Start of Supplied data

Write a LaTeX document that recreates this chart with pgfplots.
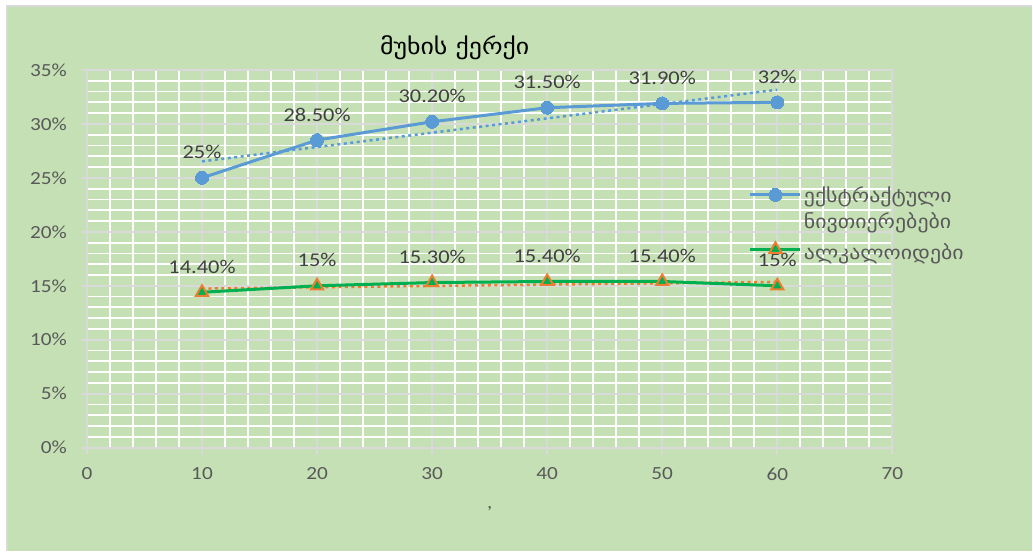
\documentclass[border=0pt]{standalone}
\usepackage{fontspec}
\usepackage{pgfplots}
\pgfplotsset{compat=1.18}
\newfontfamily\lab[FakeStretch=1.15]{Carlito}
\newfontfamily\geo[FakeStretch=1.15]{DejaVu Sans}
\definecolor{bg}{HTML}{C5E0B4}
\definecolor{majg}{HTML}{D9D9D9}
\definecolor{txt}{HTML}{595959}
\definecolor{dtxt}{HTML}{404040}
\definecolor{sblue}{HTML}{5B9BD5}
\definecolor{sgreen}{HTML}{00B050}
\definecolor{sorange}{HTML}{ED7D31}
\begin{document}
\begin{tikzpicture}[x=1pt,y=1pt]
\fill[white] (0,0) rectangle (1033,551);
\fill[bg] (8,0) rectangle (1033,544);
\draw[majg, line width=1.5pt] (7.25,0) -- (7.25,544.75) -- (1033,544.75);
\useasboundingbox (0,0) rectangle (1033,551);
\begin{axis}[
  at={(87pt,103pt)}, anchor=south west,
  scale only axis, width=806pt, height=378pt,
  xmin=0, xmax=70, ymin=0, ymax=35,
  xtick={0,10,20,30,40,50,60,70}, xticklabels={0,10,20,30,40,50,60,70},
  ytick={0,5,10,15,20,25,30,35}, yticklabels={0\%,5\%,10\%,15\%,20\%,25\%,30\%,35\%},
  minor x tick num=4, minor y tick num=4,
  grid=both,
  major grid style={majg, line width=2pt},
  minor grid style={white, line width=1.8pt},
  axis line style={majg, line width=2pt},
  tick align=outside, tick pos=left,
  major tick length=6pt, minor tick length=0pt,
  major tick style={majg, line width=2pt},
  tick label style={font=\lab\fontsize{18.5}{20}\selectfont, text=txt, inner sep=0pt},
  yticklabel style={xshift=-14pt},
  xticklabel style={yshift=-14pt},
  clip=false,
  title={მუხის ქერქი},
  title style={at={(0.4566,1.042)}, anchor=center, font=\geo\fontsize{22.5}{26}\selectfont, text=black},
  xlabel={{,}},
  xlabel style={at={(0.5,-0.161)}, anchor=center, font=\lab\fontsize{18}{20}\selectfont, text=txt},
  legend image code/.code={\draw[mark repeat=2,mark phase=2,#1] plot coordinates {(0pt,0pt)(25pt,0pt)(50pt,0pt)};},
  legend style={at={(0.818,0.703)}, anchor=north west, draw=none, fill=none,
    font=\geo\fontsize{19}{22}\selectfont, text=txt, cells={anchor=west}, row sep=4.5pt},
  every node near coord/.style={font=\lab\fontsize{19.5}{20}\selectfont, text=dtxt, anchor=base, yshift=19pt, inner sep=0pt},
]
\addplot[sblue, line width=2.5pt, dash pattern=on 3pt off 3.5pt, forget plot] coordinates {(10,26.53)(60,33.17)};
\addplot[sorange, line width=2.5pt, dash pattern=on 3pt off 3.5pt, forget plot] coordinates {(10,14.74)(60,15.36)};
\addplot[sblue, line width=3pt, mark=*, mark size=6.5pt, mark options={fill=sblue, draw=sblue, line width=0pt, solid},
  nodes near coords, point meta=explicit symbolic]
  coordinates {(10,25)[25\%] (20,28.5)[28.50\%] (30,30.2)[30.20\%] (40,31.5)[31.50\%] (50,31.9)[31.90\%] (60,32)[32\%]};
\addlegendentry{ექსტრაქტული}
\addlegendimage{empty legend}
\addlegendentry{ნივთიერებები}
\addplot[sgreen, line width=3pt, mark=triangle*, mark size=7pt, mark options={fill=sgreen, draw=sorange, line width=2pt, solid},
  nodes near coords, point meta=explicit symbolic]
  coordinates {(10,14.4)[14.40\%] (20,15)[15\%] (30,15.3)[15.30\%] (40,15.4)[15.40\%] (50,15.4)[15.40\%] (60,15)[15\%]};
\addlegendentry{\rule{0pt}{21pt}ალკალოიდები}
\end{axis}
\end{tikzpicture}
\end{document}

End of Supplied data

Repeat the data exactly, dropping every picture it holds.

Write a LaTeX document that recreates this chart with pgfplots.
\documentclass[border=0pt]{standalone}
\usepackage{fontspec}
\usepackage{pgfplots}
\pgfplotsset{compat=1.18}
\newfontfamily\lab[FakeStretch=1.15]{Carlito}
\newfontfamily\geo[FakeStretch=1.15]{DejaVu Sans}
\definecolor{bg}{HTML}{C5E0B4}
\definecolor{majg}{HTML}{D9D9D9}
\definecolor{txt}{HTML}{595959}
\definecolor{dtxt}{HTML}{404040}
\definecolor{sblue}{HTML}{5B9BD5}
\definecolor{sgreen}{HTML}{00B050}
\definecolor{sorange}{HTML}{ED7D31}
\begin{document}
\begin{tikzpicture}[x=1pt,y=1pt]
\fill[white] (0,0) rectangle (1033,551);
\fill[bg] (8,0) rectangle (1033,544);
\draw[majg, line width=1.5pt] (7.25,0) -- (7.25,544.75) -- (1033,544.75);
\useasboundingbox (0,0) rectangle (1033,551);
\begin{axis}[
  at={(87pt,103pt)}, anchor=south west,
  scale only axis, width=806pt, height=378pt,
  xmin=0, xmax=70, ymin=0, ymax=35,
  xtick={0,10,20,30,40,50,60,70}, xticklabels={0,10,20,30,40,50,60,70},
  ytick={0,5,10,15,20,25,30,35}, yticklabels={0\%,5\%,10\%,15\%,20\%,25\%,30\%,35\%},
  minor x tick num=4, minor y tick num=4,
  grid=both,
  major grid style={majg, line width=2pt},
  minor grid style={white, line width=1.8pt},
  axis line style={majg, line width=2pt},
  tick align=outside, tick pos=left,
  major tick length=6pt, minor tick length=0pt,
  major tick style={majg, line width=2pt},
  tick label style={font=\lab\fontsize{18.5}{20}\selectfont, text=txt, inner sep=0pt},
  yticklabel style={xshift=-14pt},
  xticklabel style={yshift=-14pt},
  clip=false,
  title={მუხის ქერქი},
  title style={at={(0.4566,1.042)}, anchor=center, font=\geo\fontsize{22.5}{26}\selectfont, text=black},
  xlabel={{,}},
  xlabel style={at={(0.5,-0.161)}, anchor=center, font=\lab\fontsize{18}{20}\selectfont, text=txt},
  legend image code/.code={\draw[mark repeat=2,mark phase=2,#1] plot coordinates {(0pt,0pt)(25pt,0pt)(50pt,0pt)};},
  legend style={at={(0.818,0.703)}, anchor=north west, draw=none, fill=none,
    font=\geo\fontsize{19}{22}\selectfont, text=txt, cells={anchor=west}, row sep=4.5pt},
  every node near coord/.style={font=\lab\fontsize{19.5}{20}\selectfont, text=dtxt, anchor=base, yshift=19pt, inner sep=0pt},
]
\addplot[sblue, line width=2.5pt, dash pattern=on 3pt off 3.5pt, forget plot] coordinates {(10,26.53)(60,33.17)};
\addplot[sorange, line width=2.5pt, dash pattern=on 3pt off 3.5pt, forget plot] coordinates {(10,14.74)(60,15.36)};
\addplot[sblue, line width=3pt, mark=*, mark size=6.5pt, mark options={fill=sblue, draw=sblue, line width=0pt, solid},
  nodes near coords, point meta=explicit symbolic]
  coordinates {(10,25)[25\%] (20,28.5)[28.50\%] (30,30.2)[30.20\%] (40,31.5)[31.50\%] (50,31.9)[31.90\%] (60,32)[32\%]};
\addlegendentry{ექსტრაქტული}
\addlegendimage{empty legend}
\addlegendentry{ნივთიერებები}
\addplot[sgreen, line width=3pt, mark=triangle*, mark size=7pt, mark options={fill=sgreen, draw=sorange, line width=2pt, solid},
  nodes near coords, point meta=explicit symbolic]
  coordinates {(10,14.4)[14.40\%] (20,15)[15\%] (30,15.3)[15.30\%] (40,15.4)[15.40\%] (50,15.4)[15.40\%] (60,15)[15\%]};
\addlegendentry{\rule{0pt}{21pt}ალკალოიდები}
\end{axis}
\end{tikzpicture}
\end{document}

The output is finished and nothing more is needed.